Credit: Simulating eXtreme Spacetimes (SXS) project
From theory to evidence
Ripples in space-time, known as gravitational waves, were first predicted by Albert Einstein in 1916. But they wouldn't be confirmed until 2015, when the U.S. National Science Foundation's Laser Interferometer Gravitational-Wave Observatory (LIGO) detected the waves created by the collision of black holes 1.3 million light-years from Earth.
This groundbreaking work earned physicists Rainer Weiss, Barry Barish and Kip Thorne the 2017 Nobel Prize in physics.
Gravitational waves cause space to stretch and squeeze, which can be measured through LIGO's detection beams. The waves are 1,000 times smaller than the diameter of a proton, so the detectors must be extremely sensitive. LIGO's detectors consist of L-shaped vacuum tubes, each 4 kilometers long — just under 2.5 miles.
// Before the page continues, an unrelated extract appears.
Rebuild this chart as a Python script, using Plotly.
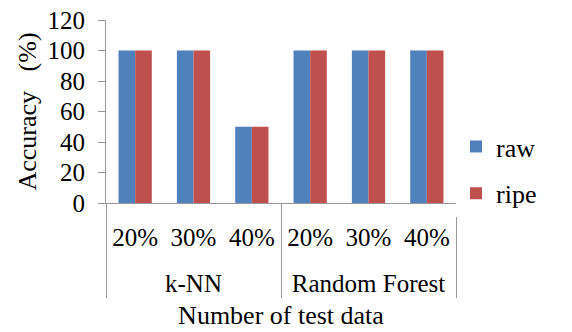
import plotly.graph_objects as go

methods = ["k-NN", "k-NN", "k-NN", "Random Forest", "Random Forest", "Random Forest"]
splits = ["20%", "30%", "40%", "20%", "30%", "40%"]
raw = [100, 100, 50, 100, 100, 100]
ripe = [100, 100, 50, 100, 100, 100]

font = "Liberation Serif, Times New Roman, serif"
axis_grey = "#999999"

# invisible, taller hair-space spacer on both sides of the first-level labels
pad = "<span style='font-size:50px;color:rgba(0,0,0,0)'>\u200a</span>"
split_labels = [pad + s + pad for s in splits]

fig = go.Figure()
fig.add_trace(go.Bar(x=[methods, split_labels], y=raw, name="raw", marker_color="#4F81BD",
                     marker_line_width=0, legendgroup="a"))
fig.add_trace(go.Bar(x=[methods, split_labels], y=ripe, name="ripe", marker_color="#C0504D",
                     marker_line_width=0, legendgroup="b"))

fig.update_layout(
    width=572, height=332,
    margin=dict(l=106, r=116, t=20, b=129, autoexpand=False),
    paper_bgcolor="white", plot_bgcolor="white",
    font=dict(family=font, size=25, color="black"),
    barmode="group", bargap=0.43, bargroupgap=0,
    showlegend=True,
    legend=dict(x=1.0, y=0.18, xanchor="left", yanchor="middle",
                font=dict(family=font, size=26, color="black"),
                tracegroupgap=10, itemwidth=30),
    xaxis=dict(type="multicategory", showline=True, linecolor=axis_grey, linewidth=1,
               ticks="", ticklabelstandoff=12, tickangle=0, automargin=False,
               showdividers=True, dividercolor=axis_grey, dividerwidth=1,
               title=dict(text="Number of test data", standoff=9,
                          font=dict(family=font, size=26, color="black")),
               tickfont=dict(family=font, size=25, color="black")),
    yaxis=dict(range=[0, 120], dtick=20, showline=True, linecolor=axis_grey, linewidth=1,
               ticks="outside", tickcolor=axis_grey, ticklen=7, showgrid=False,
               zeroline=False, ticklabelstandoff=8, automargin=False,
               title=dict(text="Accuracy\u00a0\u00a0 (%)", standoff=3,
                          font=dict(family=font, size=26, color="black")),
               tickfont=dict(family=font, size=25, color="black")),
)

fig.write_html("out.html")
An interferometer detects the interference between waves (i.e., light, radio or sound). When similar types of waves are in sync, it creates a larger signal that the interferometer can detect. The more out of sync the waves are, the less of the signal is detectable.
To the future and beyond
Since this first milestone, LIGO's new enhancements have turned the detection of once elusive gravitational waves into a weekly occurrence, opening a new window to the universe.
The observatory has also detected a mysterious object that could be the heaviest neutron star or the lightest black hole ever discovered, and in 2017, alongside the European Virgo detector, recorded the collision of two neutron stars.